思い当たることがある。昨年、私の大学のゼミで、女子学生に質問をした。「年収がいくらの男性とだったら結婚してもいいと思いますか」という私の問いに全員が500万円以上と答えたのだ。もちろん、もっと高い年収を挙げた学生もいたが、大部分はこの金額だった。現実に年収500万円以上稼ぐ男性がどれだけいるのかは別にして、彼女たちの金銭感覚は正しいと思う。子供を1人、大学まで進学させようとすると、2000万円もの教育費がかかるからだ。

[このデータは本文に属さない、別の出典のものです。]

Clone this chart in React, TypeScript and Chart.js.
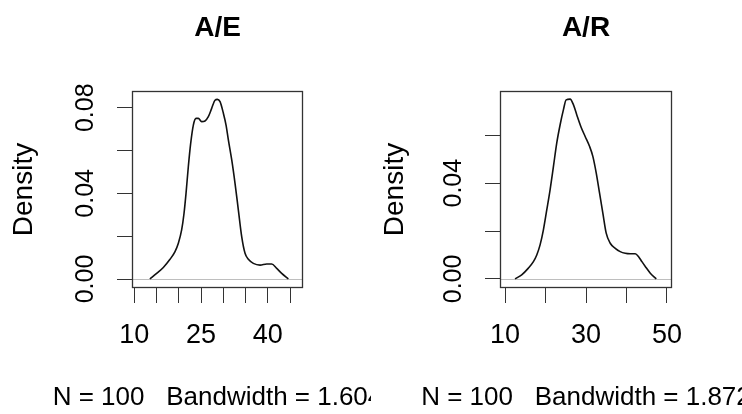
import React, { useEffect, useRef } from "react";
import { Chart, registerables } from "chart.js";

Chart.register(...registerables);

// ---------- data ----------
const AE_X = [13.5, 15.02, 16.52, 18.02, 19.15, 19.9, 20.64, 21.17, 21.62, 22.14, 22.67, 23.27, 23.87, 24.39, 25.14, 25.89, 26.64, 27.39, 28.14, 28.67, 29.27, 30.02, 30.62, 31.15, 31.9, 32.64, 33.39, 34.14, 34.89, 35.64, 36.76, 38.26, 39.76, 40.88, 42.01, 43.13, 44.63];
const AE_Y = [0.0, 0.0026, 0.0054, 0.0092, 0.0128, 0.0167, 0.0229, 0.0306, 0.0399, 0.0524, 0.0633, 0.0719, 0.075, 0.075, 0.0735, 0.0738, 0.0758, 0.0797, 0.0835, 0.0839, 0.0828, 0.0774, 0.0719, 0.0649, 0.0556, 0.0447, 0.0322, 0.0198, 0.012, 0.0092, 0.0073, 0.0065, 0.007, 0.007, 0.005, 0.0026, 0.0];

const AR_X = [12.47, 14.12, 15.77, 17.01, 17.84, 18.66, 19.48, 20.31, 21.13, 21.96, 22.78, 23.61, 24.43, 25.09, 26.08, 26.91, 27.73, 28.72, 29.79, 30.87, 31.69, 32.52, 33.34, 34.16, 34.99, 35.98, 37.22, 38.45, 39.69, 40.93, 42.16, 42.99, 43.81, 44.64, 45.88, 47.36];
const AR_Y = [0.0, 0.0017, 0.0045, 0.0072, 0.01, 0.0142, 0.0205, 0.0288, 0.0372, 0.047, 0.0568, 0.0644, 0.0707, 0.0748, 0.0751, 0.0727, 0.0685, 0.0637, 0.0595, 0.0554, 0.0512, 0.0443, 0.0359, 0.0275, 0.0191, 0.0149, 0.0128, 0.0114, 0.0107, 0.0105, 0.0105, 0.0093, 0.0072, 0.0052, 0.0024, 0.0];

const TITLES = ["A/E", "A/R"];
const X_LABELS = ["N = 100   Bandwidth = 1.604", "N = 100   Bandwidth = 1.872"];
const AE_X_TICK_LABELS = [10, 25, 40];
const AR_X_TICK_LABELS = [10, 30, 50];
const Y_TICK_LABELS = [0, 0.04, 0.08];
const Y_LABEL = "Density";

// ---------- layout ----------
const W = 371;
const H = 414;
const FONT = "'Liberation Sans', Arial, Helvetica, sans-serif";

type Panel = {
  xs: number[];
  ys: number[];
  title: string;
  xlab: string;
  xTickLabels: number[];
  xMin: number;
  xMax: number;
  xStep: number;
  yMin: number;
  yMax: number;
  area: { left: number; right: number; top: number; bottom: number };
};

const PANELS: Panel[] = [
  {
    xs: AE_X,
    ys: AE_Y,
    title: TITLES[0],
    xlab: X_LABELS[0],
    xTickLabels: AE_X_TICK_LABELS,
    xMin: 9.48,
    xMax: 47.92,
    xStep: 5,
    yMin: -0.0042,
    yMax: 0.0878,
    area: { left: 132, right: 303, top: 91, bottom: 288 },
  },
  {
    xs: AR_X,
    ys: AR_Y,
    title: TITLES[1],
    xlab: X_LABELS[1],
    xTickLabels: AR_X_TICK_LABELS,
    xMin: 8.76,
    xMax: 51.24,
    xStep: 10,
    yMin: -0.0038,
    yMax: 0.0785,
    area: { left: 129, right: 301, top: 91, bottom: 288 },
  },
];

function DensityPanel({ p }: { p: Panel }) {
  const ref = useRef<HTMLCanvasElement | null>(null);

  useEffect(() => {
    if (!ref.current) return;
    const decor = {
      id: "rdecor",
      beforeDatasetsDraw(chart: any) {
        const { ctx, chartArea } = chart;
        const y0 = Math.round(chart.scales.y.getPixelForValue(0)) + 0.5;
        ctx.save();
        ctx.strokeStyle = "#bebebe";
        ctx.lineWidth = 1;
        ctx.beginPath();
        ctx.moveTo(chartArea.left, y0);
        ctx.lineTo(chartArea.right, y0);
        ctx.stroke();
        ctx.restore();
      },
      afterDraw(chart: any) {
        const { ctx, chartArea } = chart;
        ctx.save();
        ctx.strokeStyle = "#333";
        ctx.lineWidth = 1.3;
        const l = Math.round(chartArea.left) + 0.5;
        const t = Math.round(chartArea.top) + 0.5;
        const r = Math.round(chartArea.right) - 0.5;
        const b = Math.round(chartArea.bottom) - 0.5;
        ctx.strokeRect(l, t, r - l, b - t);
        const cx = (chartArea.left + chartArea.right) / 2;
        ctx.fillStyle = "#000";
        ctx.textAlign = "center";
        ctx.textBaseline = "middle";
        ctx.font = `bold 28px ${FONT}`;
        ctx.fillText(p.title, cx, 28);
        ctx.font = `26px ${FONT}`;
        ctx.fillText(p.xlab, cx, 398);
        ctx.restore();
      },
    };

    const chart = new Chart(ref.current, {
      type: "line",
      data: {
        datasets: [
          {
            data: p.xs.map((x, i) => ({ x, y: p.ys[i] })),
            borderColor: "#111",
            borderWidth: 1.6,
            pointRadius: 0,
            fill: false,
            cubicInterpolationMode: "monotone",
          },
        ],
      },
      options: {
        responsive: false,
        animation: false,
        events: [],
        layout: {
          padding: { left: 0, top: p.area.top, right: W - p.area.right, bottom: 0 },
        },
        plugins: {
          legend: { display: false },
          tooltip: { enabled: false },
          title: { display: false },
        },
        scales: {
          x: {
            type: "linear",
            min: p.xMin,
            max: p.xMax,
            border: { display: false },
            grid: {
              drawOnChartArea: false,
              drawTicks: true,
              tickLength: 15,
              color: "#333",
              lineWidth: 1,
            },
            ticks: {
              stepSize: p.xStep,
              includeBounds: false,
              autoSkip: false,
              maxRotation: 0,
              minRotation: 0,
              padding: 16,
              color: "#000",
              font: { family: FONT, size: 27 },
              callback: (v: any) =>
                p.xTickLabels.some((t) => Math.abs(t - Number(v)) < 1e-6) ? String(Math.round(Number(v))) : "",
            },
            afterFit: (scale: any) => {
              scale.height = H - p.area.bottom;
            },
          },
          y: {
            type: "linear",
            min: p.yMin,
            max: p.yMax,
            border: { display: false },
            grid: {
              drawOnChartArea: false,
              drawTicks: true,
              tickLength: 15,
              color: "#333",
              lineWidth: 1,
            },
            ticks: {
              stepSize: 0.02,
              includeBounds: false,
              autoSkip: false,
              minRotation: 90,
              maxRotation: 90,
              crossAlign: "center",
              padding: 7,
              color: "#000",
              font: { family: FONT, size: 25 },
              callback: (v: any) =>
                Y_TICK_LABELS.some((t) => Math.abs(t - Number(v)) < 1e-6) ? Number(v).toFixed(2) : "",
            },
            title: {
              display: true,
              text: Y_LABEL,
              color: "#000",
              font: { family: FONT, size: 28 },
              padding: { top: 7, bottom: 0 },
            },
            afterFit: (scale: any) => {
              scale.width = p.area.left;
            },
          },
        },
      },
      plugins: [decor],
    } as any);

    return () => chart.destroy();
  }, [p]);

  return <canvas ref={ref} width={W} height={H} style={{ display: "block", width: W, height: H }} />;
}

export default function App() {
  return (
    <div
      style={{
        position: "absolute",
        left: 0,
        top: 0,
        width: 742,
        height: 414,
        background: "#fff",
        display: "flex",
        overflow: "hidden",
      }}
    >
      {PANELS.map((p, i) => (
        <DensityPanel key={i} p={p} />
      ))}
    </div>
  );
}
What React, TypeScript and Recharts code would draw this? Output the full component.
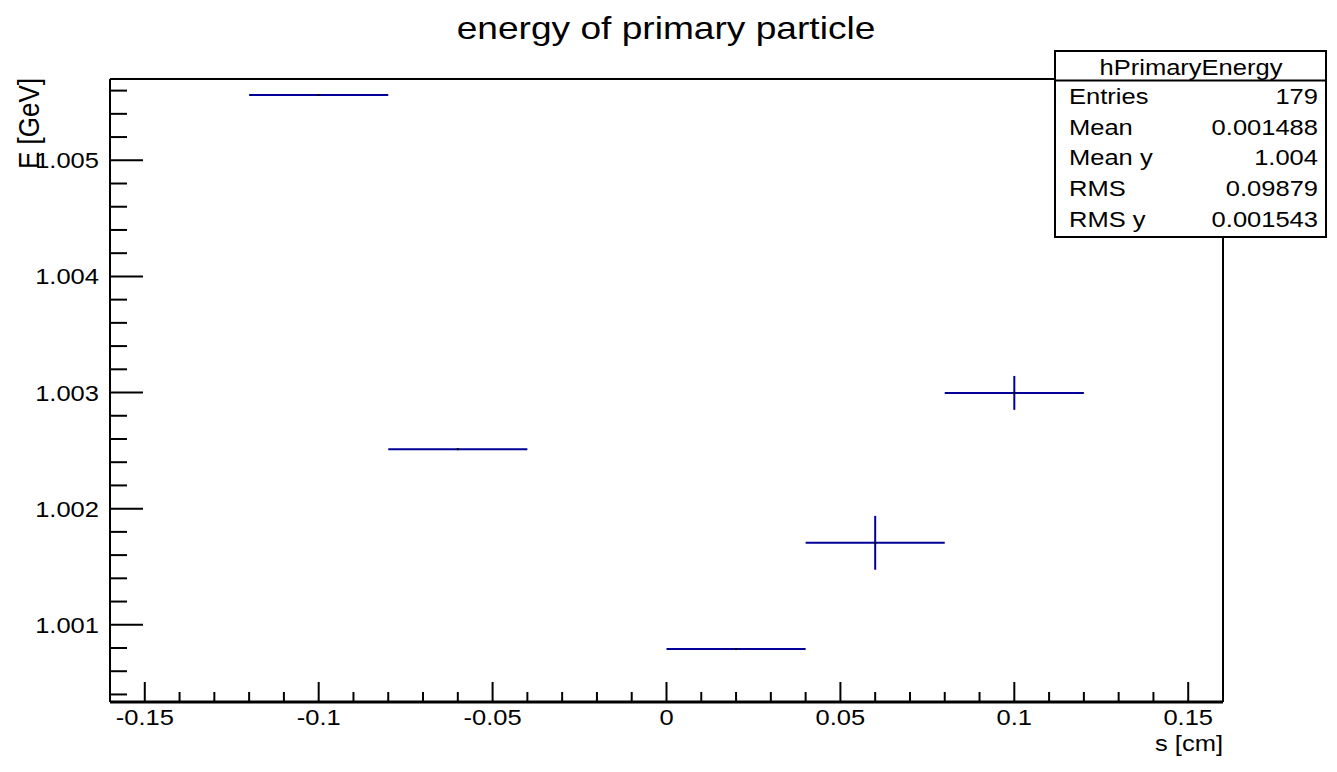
import React from 'react';
import {
  ComposedChart,
  Scatter,
  ErrorBar,
  XAxis,
  YAxis,
} from 'recharts';

// profile bins: centre, mean energy, half bin width, error on mean
const binCenters = [-0.1, -0.06, 0.02, 0.06, 0.1];
const binMeans = [1.005562, 1.002512, 1.000791, 1.001706, 1.002997];
const binHalfWidths = [0.02, 0.02, 0.02, 0.02, 0.02];
const meanErrors = [0, 0, 0, 0.000232, 0.000146];

const xMajorTicks = [-0.15, -0.1, -0.05, 0, 0.05, 0.1, 0.15];
const xMinorTicks = [
  -0.14, -0.13, -0.12, -0.11, -0.09, -0.08, -0.07, -0.06, -0.04, -0.03, -0.02, -0.01,
  0.01, 0.02, 0.03, 0.04, 0.06, 0.07, 0.08, 0.09, 0.11, 0.12, 0.13, 0.14,
];
const xTickLabels = ['-0.15', '-0.1', '-0.05', '0', '0.05', '0.1', '0.15'];

const yMajorTicks = [1.001, 1.002, 1.003, 1.004, 1.005];
const yMinorTicks = [
  1.0004, 1.0006, 1.0008, 1.0012, 1.0014, 1.0016, 1.0018, 1.0022, 1.0024, 1.0026, 1.0028,
  1.0032, 1.0034, 1.0036, 1.0038, 1.0042, 1.0044, 1.0046, 1.0048, 1.0052, 1.0054, 1.0056,
];
const yTickLabels = ['1.001', '1.002', '1.003', '1.004', '1.005'];

const statNames = ['Entries', 'Mean', 'Mean y', 'RMS', 'RMS y'];
const statValues = ['179', '0.001488', '1.004', '0.09879', '0.001543'];

const data = binCenters.map((x, i) => ({
  x,
  y: binMeans[i],
  ex: binHalfWidths[i],
  ey: meanErrors[i],
}));

const W = 1337;
const H = 772;
const FONT = '"Liberation Sans", Arial, Helvetica, sans-serif';
const SX = 1.16; // the root canvas is a bit wider than tall
const BLUE = '#000099';

const SText = ({ x, y, size, anchor = 'start', rotate = false, children }: any) => (
  <text
    transform={`translate(${x},${y}) scale(${SX},1)${rotate ? ' rotate(-90)' : ''}`}
    textAnchor={anchor}
    fontSize={size}
    fontFamily={FONT}
    fill="#000"
  >
    {children}
  </text>
);

const XTick = (props: any) => {
  const { x, y, payload } = props;
  const idx = xMajorTicks.indexOf(payload.value);
  const major = idx >= 0;
  return (
    <g>
      <line x1={x} x2={x} y1={y} y2={y - (major ? 20 : 10)} stroke="#000" strokeWidth={2} />
      {major && (
        <SText x={x} y={y + 23} size={22} anchor="middle">
          {xTickLabels[idx]}
        </SText>
      )}
    </g>
  );
};

const YTick = (props: any) => {
  const { x, y, payload } = props;
  const idx = yMajorTicks.indexOf(payload.value);
  const major = idx >= 0;
  return (
    <g>
      <line x1={x} x2={x + (major ? 33 : 17)} y1={y} y2={y} stroke="#000" strokeWidth={2} />
      {major && (
        <SText x={x - 11} y={y + 8} size={22} anchor="end">
          {yTickLabels[idx]}
        </SText>
      )}
    </g>
  );
};

export default function App() {
  return (
    <div style={{ position: 'absolute', left: 0, top: 0, width: W, height: H, background: '#fff' }}>
      <ComposedChart
        width={W}
        height={H}
        data={data}
        margin={{ top: 78, left: 109, right: 113, bottom: 69 }}
      >
        <XAxis
          xAxisId="b"
          type="number"
          dataKey="x"
          domain={[-0.16, 0.16]}
          allowDataOverflow
          ticks={[...xMajorTicks, ...xMinorTicks]}
          interval={0}
          height={1}
          tickSize={0}
          tickMargin={0}
          tickLine={false}
          tick={XTick}
          axisLine={{ stroke: '#000', strokeWidth: 3 }}
        />
        <XAxis
          xAxisId="t"
          orientation="top"
          type="number"
          domain={[-0.16, 0.16]}
          allowDataOverflow
          height={1}
          tick={false}
          tickLine={false}
          axisLine={{ stroke: '#000', strokeWidth: 2 }}
        />
        <YAxis
          yAxisId="l"
          type="number"
          domain={[1.000335, 1.0057]}
          allowDataOverflow
          ticks={[...yMajorTicks, ...yMinorTicks]}
          interval={0}
          width={1}
          tickSize={0}
          tickMargin={0}
          tickLine={false}
          tick={YTick}
          axisLine={{ stroke: '#000', strokeWidth: 2 }}
        />
        <YAxis
          yAxisId="r"
          orientation="right"
          type="number"
          domain={[1.000335, 1.0057]}
          allowDataOverflow
          width={1}
          tick={false}
          tickLine={false}
          axisLine={{ stroke: '#000', strokeWidth: 2 }}
        />
        <Scatter
          xAxisId="b"
          yAxisId="l"
          dataKey="y"
          isAnimationActive={false}
          shape={(p: any) => <rect x={p.cx - 1} y={p.cy - 1} width={2} height={2} fill="#000" />}
        >
          <ErrorBar dataKey="ex" direction="x" width={0} stroke={BLUE} strokeWidth={2} isAnimationActive={false} />
          <ErrorBar dataKey="ey" direction="y" width={0} stroke={BLUE} strokeWidth={2} isAnimationActive={false} />
        </Scatter>
      </ComposedChart>

      <svg
        width={W}
        height={H}
        style={{ position: 'absolute', left: 0, top: 0, pointerEvents: 'none' }}
      >
        <SText x={666} y={39} size={32} anchor="middle">
          energy of primary particle
        </SText>
        <SText x={1223} y={751} size={22} anchor="end">
          s [cm]
        </SText>
        <SText x={39} y={78} size={26} anchor="end" rotate>
          E [GeV]
        </SText>

        <rect x={1055} y={51} width={271} height={186} fill="#fff" stroke="#000" strokeWidth={2} />
        <line x1={1055} x2={1326} y1={80.5} y2={80.5} stroke="#000" strokeWidth={2} />
        <SText x={1191} y={75} size={22} anchor="middle">
          hPrimaryEnergy
        </SText>
        {statNames.map((name, i) => (
          <g key={name}>
            <SText x={1069} y={104 + i * 30.7} size={22}>
              {name}
            </SText>
            <SText x={1318} y={104 + i * 30.7} size={22} anchor="end">
              {statValues[i]}
            </SText>
          </g>
        ))}
      </svg>
    </div>
  );
}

いま非正社員の平均年収は170万円にすぎない。だから、彼らの大部分はそもそも結婚してもらえない。仮に結婚できても、子供は作れない。これが基本的な少子化の要因なのだ。
二つの少子化対策
そうだとすると、効果のある少子化対策は二つだ。一つは、非正社員層の年収の底上げだ。日本では非正社員という身分だけで、時給が正社員の半分以下になっている。私が知る限り、そんなことをしている国は、先進国では日本だけだ。だから同一労働同一賃金を厳格に適用する、あるいは最低賃金を大幅に引き上げて、非正社員の収入を増やす。例えば、非正社員の時給を5割引き上げれば、夫婦共稼ぎで、年収500万円の壁を突破することができるのだ。不可能と思われるかもしれないが、韓国は過去6年間で49%も最低賃金を引き上げている。
もう一つの方法は、教育費の完全無償化だ。義務教育の学校給食費を無償化し、大学の入学金や授業料を無償化する。財政負担が大きすぎるというのであれば、国立大学だけでも無償化すればよい。私が大学に入学した1976年の国立大学の年間授業料は3万6000円と、無料に近い金額だった。だから、できない話ではないのだ。
そして河合氏も問題視している、もう一つの重要な視点がある。それは、奨学金の返済だ。いまの学生の多くが貸与型の奨学金を受給して学費を支払っている。ところが、社会に出てから、なかなか給料が上がらないために、奨学金の返済が生活を圧迫しているのだ。
これも返済免除に踏み切ればよい。実際に適用できるかまだ分からないが、アメリカのバイデン政権は、すでに大規模な奨学金の返済免除の政策を打ち出している。アメリカの政策には何でも追随する岸田政権は、なぜそれを踏襲しないのだろうか。
本格的な少子化対策が打たれない原因は、財務省が財源がないと渋っているからだろう。しかし、少子化対策は国債発行でやればよい。生まれた子供が将来税収を増やしてくれるからだ。